*SOURCE EXCERPT*:
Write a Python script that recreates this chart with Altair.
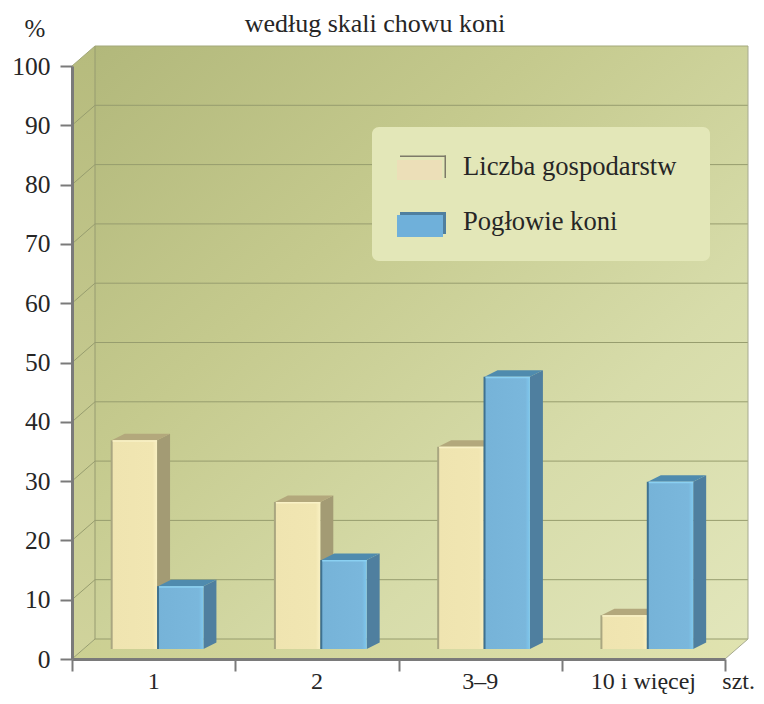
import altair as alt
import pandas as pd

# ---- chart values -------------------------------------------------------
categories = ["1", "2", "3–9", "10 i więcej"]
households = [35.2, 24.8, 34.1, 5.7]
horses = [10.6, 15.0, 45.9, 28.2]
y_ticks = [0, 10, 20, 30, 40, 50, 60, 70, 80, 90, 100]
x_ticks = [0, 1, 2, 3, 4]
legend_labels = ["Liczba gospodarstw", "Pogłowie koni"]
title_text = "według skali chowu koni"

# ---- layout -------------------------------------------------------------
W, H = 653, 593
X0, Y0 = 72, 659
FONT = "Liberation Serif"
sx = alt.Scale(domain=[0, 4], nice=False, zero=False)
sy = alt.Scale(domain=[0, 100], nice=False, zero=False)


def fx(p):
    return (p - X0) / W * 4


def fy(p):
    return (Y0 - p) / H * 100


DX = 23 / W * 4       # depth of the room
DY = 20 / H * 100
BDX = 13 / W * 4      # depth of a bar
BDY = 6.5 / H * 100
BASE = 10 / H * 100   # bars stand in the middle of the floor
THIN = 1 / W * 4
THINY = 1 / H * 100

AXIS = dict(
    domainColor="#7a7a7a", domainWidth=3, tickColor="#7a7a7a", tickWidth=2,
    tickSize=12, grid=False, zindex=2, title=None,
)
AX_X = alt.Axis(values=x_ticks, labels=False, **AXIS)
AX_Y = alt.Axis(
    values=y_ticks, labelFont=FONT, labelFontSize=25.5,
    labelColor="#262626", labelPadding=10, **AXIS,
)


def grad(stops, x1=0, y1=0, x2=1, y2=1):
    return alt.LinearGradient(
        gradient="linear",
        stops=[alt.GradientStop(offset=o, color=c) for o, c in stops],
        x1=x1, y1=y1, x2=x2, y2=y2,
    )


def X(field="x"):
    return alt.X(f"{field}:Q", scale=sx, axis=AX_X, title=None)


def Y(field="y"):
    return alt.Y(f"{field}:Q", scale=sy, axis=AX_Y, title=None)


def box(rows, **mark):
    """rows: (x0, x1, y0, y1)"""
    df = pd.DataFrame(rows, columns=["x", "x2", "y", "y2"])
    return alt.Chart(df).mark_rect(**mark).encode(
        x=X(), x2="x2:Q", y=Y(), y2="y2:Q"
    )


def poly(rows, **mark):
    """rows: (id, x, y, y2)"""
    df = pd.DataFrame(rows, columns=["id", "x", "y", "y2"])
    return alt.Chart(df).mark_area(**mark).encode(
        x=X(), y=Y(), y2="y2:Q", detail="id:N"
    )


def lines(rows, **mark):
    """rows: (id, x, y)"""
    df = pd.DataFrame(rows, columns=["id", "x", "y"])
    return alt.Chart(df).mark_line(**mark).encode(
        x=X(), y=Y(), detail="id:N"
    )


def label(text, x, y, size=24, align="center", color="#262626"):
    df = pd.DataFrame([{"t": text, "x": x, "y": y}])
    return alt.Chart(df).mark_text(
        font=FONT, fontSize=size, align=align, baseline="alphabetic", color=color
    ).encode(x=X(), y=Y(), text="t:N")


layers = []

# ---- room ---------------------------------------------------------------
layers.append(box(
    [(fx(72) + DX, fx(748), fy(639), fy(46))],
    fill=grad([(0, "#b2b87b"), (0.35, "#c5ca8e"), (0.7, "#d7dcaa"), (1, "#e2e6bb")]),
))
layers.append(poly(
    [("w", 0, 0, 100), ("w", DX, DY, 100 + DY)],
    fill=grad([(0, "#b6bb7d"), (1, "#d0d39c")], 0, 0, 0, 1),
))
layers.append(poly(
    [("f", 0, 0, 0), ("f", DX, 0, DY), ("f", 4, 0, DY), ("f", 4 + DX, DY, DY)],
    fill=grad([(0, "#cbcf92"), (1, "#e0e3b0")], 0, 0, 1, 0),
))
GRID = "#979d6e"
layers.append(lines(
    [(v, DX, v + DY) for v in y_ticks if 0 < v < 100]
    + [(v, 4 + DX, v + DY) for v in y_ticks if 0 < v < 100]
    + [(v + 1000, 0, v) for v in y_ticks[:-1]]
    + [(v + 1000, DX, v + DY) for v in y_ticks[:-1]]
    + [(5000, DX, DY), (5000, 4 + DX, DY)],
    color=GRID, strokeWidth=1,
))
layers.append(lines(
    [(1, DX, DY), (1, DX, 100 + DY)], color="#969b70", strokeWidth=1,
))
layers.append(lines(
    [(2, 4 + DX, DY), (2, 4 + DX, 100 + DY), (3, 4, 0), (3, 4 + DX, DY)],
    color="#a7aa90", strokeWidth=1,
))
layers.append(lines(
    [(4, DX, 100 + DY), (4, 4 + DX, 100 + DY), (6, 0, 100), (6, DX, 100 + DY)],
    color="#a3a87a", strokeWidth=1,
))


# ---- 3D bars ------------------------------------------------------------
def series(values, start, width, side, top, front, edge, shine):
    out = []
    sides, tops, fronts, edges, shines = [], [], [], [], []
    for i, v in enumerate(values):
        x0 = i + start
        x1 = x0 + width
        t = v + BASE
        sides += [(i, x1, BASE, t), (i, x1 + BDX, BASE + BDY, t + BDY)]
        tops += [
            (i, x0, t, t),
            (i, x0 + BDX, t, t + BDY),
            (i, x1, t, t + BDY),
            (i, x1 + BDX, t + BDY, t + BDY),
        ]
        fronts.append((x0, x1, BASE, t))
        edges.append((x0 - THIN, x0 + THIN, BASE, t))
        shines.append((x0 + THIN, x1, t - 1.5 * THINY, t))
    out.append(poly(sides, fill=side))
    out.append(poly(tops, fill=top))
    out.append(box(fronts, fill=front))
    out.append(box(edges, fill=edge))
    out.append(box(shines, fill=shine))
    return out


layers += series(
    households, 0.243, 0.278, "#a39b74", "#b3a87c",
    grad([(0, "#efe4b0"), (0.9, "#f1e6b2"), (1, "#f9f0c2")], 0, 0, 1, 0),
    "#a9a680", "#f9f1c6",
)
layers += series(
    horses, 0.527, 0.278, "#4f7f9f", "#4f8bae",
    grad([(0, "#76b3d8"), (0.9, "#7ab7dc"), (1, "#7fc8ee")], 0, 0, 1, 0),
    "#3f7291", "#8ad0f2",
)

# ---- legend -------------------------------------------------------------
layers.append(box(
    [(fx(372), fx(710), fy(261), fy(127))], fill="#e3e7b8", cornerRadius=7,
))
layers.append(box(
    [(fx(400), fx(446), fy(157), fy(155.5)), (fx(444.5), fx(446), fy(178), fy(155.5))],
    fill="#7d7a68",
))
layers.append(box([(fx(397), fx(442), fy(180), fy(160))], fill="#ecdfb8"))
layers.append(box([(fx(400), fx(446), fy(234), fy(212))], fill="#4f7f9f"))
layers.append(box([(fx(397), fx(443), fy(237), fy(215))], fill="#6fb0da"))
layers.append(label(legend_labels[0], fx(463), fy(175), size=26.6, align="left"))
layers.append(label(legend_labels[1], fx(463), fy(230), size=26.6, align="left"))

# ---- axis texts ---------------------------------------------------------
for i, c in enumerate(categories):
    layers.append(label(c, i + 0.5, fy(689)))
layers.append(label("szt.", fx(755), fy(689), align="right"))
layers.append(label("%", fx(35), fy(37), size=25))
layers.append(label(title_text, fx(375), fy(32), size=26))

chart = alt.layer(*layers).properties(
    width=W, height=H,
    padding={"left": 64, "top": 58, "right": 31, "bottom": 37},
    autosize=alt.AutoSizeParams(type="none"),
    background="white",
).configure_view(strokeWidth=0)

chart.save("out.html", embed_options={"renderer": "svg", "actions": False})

*PROBLEM REQUIREMENTS*: Transcribe all the data word for word; the images stay out.

*RESULT OF THIS TASK*:
Write a Python script that recreates this chart with Altair.
import altair as alt
import pandas as pd

# ---- chart values -------------------------------------------------------
categories = ["1", "2", "3–9", "10 i więcej"]
households = [35.2, 24.8, 34.1, 5.7]
horses = [10.6, 15.0, 45.9, 28.2]
y_ticks = [0, 10, 20, 30, 40, 50, 60, 70, 80, 90, 100]
x_ticks = [0, 1, 2, 3, 4]
legend_labels = ["Liczba gospodarstw", "Pogłowie koni"]
title_text = "według skali chowu koni"

# ---- layout -------------------------------------------------------------
W, H = 653, 593
X0, Y0 = 72, 659
FONT = "Liberation Serif"
sx = alt.Scale(domain=[0, 4], nice=False, zero=False)
sy = alt.Scale(domain=[0, 100], nice=False, zero=False)


def fx(p):
    return (p - X0) / W * 4


def fy(p):
    return (Y0 - p) / H * 100


DX = 23 / W * 4       # depth of the room
DY = 20 / H * 100
BDX = 13 / W * 4      # depth of a bar
BDY = 6.5 / H * 100
BASE = 10 / H * 100   # bars stand in the middle of the floor
THIN = 1 / W * 4
THINY = 1 / H * 100

AXIS = dict(
    domainColor="#7a7a7a", domainWidth=3, tickColor="#7a7a7a", tickWidth=2,
    tickSize=12, grid=False, zindex=2, title=None,
)
AX_X = alt.Axis(values=x_ticks, labels=False, **AXIS)
AX_Y = alt.Axis(
    values=y_ticks, labelFont=FONT, labelFontSize=25.5,
    labelColor="#262626", labelPadding=10, **AXIS,
)


def grad(stops, x1=0, y1=0, x2=1, y2=1):
    return alt.LinearGradient(
        gradient="linear",
        stops=[alt.GradientStop(offset=o, color=c) for o, c in stops],
        x1=x1, y1=y1, x2=x2, y2=y2,
    )


def X(field="x"):
    return alt.X(f"{field}:Q", scale=sx, axis=AX_X, title=None)


def Y(field="y"):
    return alt.Y(f"{field}:Q", scale=sy, axis=AX_Y, title=None)


def box(rows, **mark):
    """rows: (x0, x1, y0, y1)"""
    df = pd.DataFrame(rows, columns=["x", "x2", "y", "y2"])
    return alt.Chart(df).mark_rect(**mark).encode(
        x=X(), x2="x2:Q", y=Y(), y2="y2:Q"
    )


def poly(rows, **mark):
    """rows: (id, x, y, y2)"""
    df = pd.DataFrame(rows, columns=["id", "x", "y", "y2"])
    return alt.Chart(df).mark_area(**mark).encode(
        x=X(), y=Y(), y2="y2:Q", detail="id:N"
    )


def lines(rows, **mark):
    """rows: (id, x, y)"""
    df = pd.DataFrame(rows, columns=["id", "x", "y"])
    return alt.Chart(df).mark_line(**mark).encode(
        x=X(), y=Y(), detail="id:N"
    )


def label(text, x, y, size=24, align="center", color="#262626"):
    df = pd.DataFrame([{"t": text, "x": x, "y": y}])
    return alt.Chart(df).mark_text(
        font=FONT, fontSize=size, align=align, baseline="alphabetic", color=color
    ).encode(x=X(), y=Y(), text="t:N")


layers = []

# ---- room ---------------------------------------------------------------
layers.append(box(
    [(fx(72) + DX, fx(748), fy(639), fy(46))],
    fill=grad([(0, "#b2b87b"), (0.35, "#c5ca8e"), (0.7, "#d7dcaa"), (1, "#e2e6bb")]),
))
layers.append(poly(
    [("w", 0, 0, 100), ("w", DX, DY, 100 + DY)],
    fill=grad([(0, "#b6bb7d"), (1, "#d0d39c")], 0, 0, 0, 1),
))
layers.append(poly(
    [("f", 0, 0, 0), ("f", DX, 0, DY), ("f", 4, 0, DY), ("f", 4 + DX, DY, DY)],
    fill=grad([(0, "#cbcf92"), (1, "#e0e3b0")], 0, 0, 1, 0),
))
GRID = "#979d6e"
layers.append(lines(
    [(v, DX, v + DY) for v in y_ticks if 0 < v < 100]
    + [(v, 4 + DX, v + DY) for v in y_ticks if 0 < v < 100]
    + [(v + 1000, 0, v) for v in y_ticks[:-1]]
    + [(v + 1000, DX, v + DY) for v in y_ticks[:-1]]
    + [(5000, DX, DY), (5000, 4 + DX, DY)],
    color=GRID, strokeWidth=1,
))
layers.append(lines(
    [(1, DX, DY), (1, DX, 100 + DY)], color="#969b70", strokeWidth=1,
))
layers.append(lines(
    [(2, 4 + DX, DY), (2, 4 + DX, 100 + DY), (3, 4, 0), (3, 4 + DX, DY)],
    color="#a7aa90", strokeWidth=1,
))
layers.append(lines(
    [(4, DX, 100 + DY), (4, 4 + DX, 100 + DY), (6, 0, 100), (6, DX, 100 + DY)],
    color="#a3a87a", strokeWidth=1,
))


# ---- 3D bars ------------------------------------------------------------
def series(values, start, width, side, top, front, edge, shine):
    out = []
    sides, tops, fronts, edges, shines = [], [], [], [], []
    for i, v in enumerate(values):
        x0 = i + start
        x1 = x0 + width
        t = v + BASE
        sides += [(i, x1, BASE, t), (i, x1 + BDX, BASE + BDY, t + BDY)]
        tops += [
            (i, x0, t, t),
            (i, x0 + BDX, t, t + BDY),
            (i, x1, t, t + BDY),
            (i, x1 + BDX, t + BDY, t + BDY),
        ]
        fronts.append((x0, x1, BASE, t))
        edges.append((x0 - THIN, x0 + THIN, BASE, t))
        shines.append((x0 + THIN, x1, t - 1.5 * THINY, t))
    out.append(poly(sides, fill=side))
    out.append(poly(tops, fill=top))
    out.append(box(fronts, fill=front))
    out.append(box(edges, fill=edge))
    out.append(box(shines, fill=shine))
    return out


layers += series(
    households, 0.243, 0.278, "#a39b74", "#b3a87c",
    grad([(0, "#efe4b0"), (0.9, "#f1e6b2"), (1, "#f9f0c2")], 0, 0, 1, 0),
    "#a9a680", "#f9f1c6",
)
layers += series(
    horses, 0.527, 0.278, "#4f7f9f", "#4f8bae",
    grad([(0, "#76b3d8"), (0.9, "#7ab7dc"), (1, "#7fc8ee")], 0, 0, 1, 0),
    "#3f7291", "#8ad0f2",
)

# ---- legend -------------------------------------------------------------
layers.append(box(
    [(fx(372), fx(710), fy(261), fy(127))], fill="#e3e7b8", cornerRadius=7,
))
layers.append(box(
    [(fx(400), fx(446), fy(157), fy(155.5)), (fx(444.5), fx(446), fy(178), fy(155.5))],
    fill="#7d7a68",
))
layers.append(box([(fx(397), fx(442), fy(180), fy(160))], fill="#ecdfb8"))
layers.append(box([(fx(400), fx(446), fy(234), fy(212))], fill="#4f7f9f"))
layers.append(box([(fx(397), fx(443), fy(237), fy(215))], fill="#6fb0da"))
layers.append(label(legend_labels[0], fx(463), fy(175), size=26.6, align="left"))
layers.append(label(legend_labels[1], fx(463), fy(230), size=26.6, align="left"))

# ---- axis texts ---------------------------------------------------------
for i, c in enumerate(categories):
    layers.append(label(c, i + 0.5, fy(689)))
layers.append(label("szt.", fx(755), fy(689), align="right"))
layers.append(label("%", fx(35), fy(37), size=25))
layers.append(label(title_text, fx(375), fy(32), size=26))

chart = alt.layer(*layers).properties(
    width=W, height=H,
    padding={"left": 64, "top": 58, "right": 31, "bottom": 37},
    autosize=alt.AutoSizeParams(type="none"),
    background="white",
).configure_view(strokeWidth=0)

chart.save("out.html", embed_options={"renderer": "svg", "actions": False})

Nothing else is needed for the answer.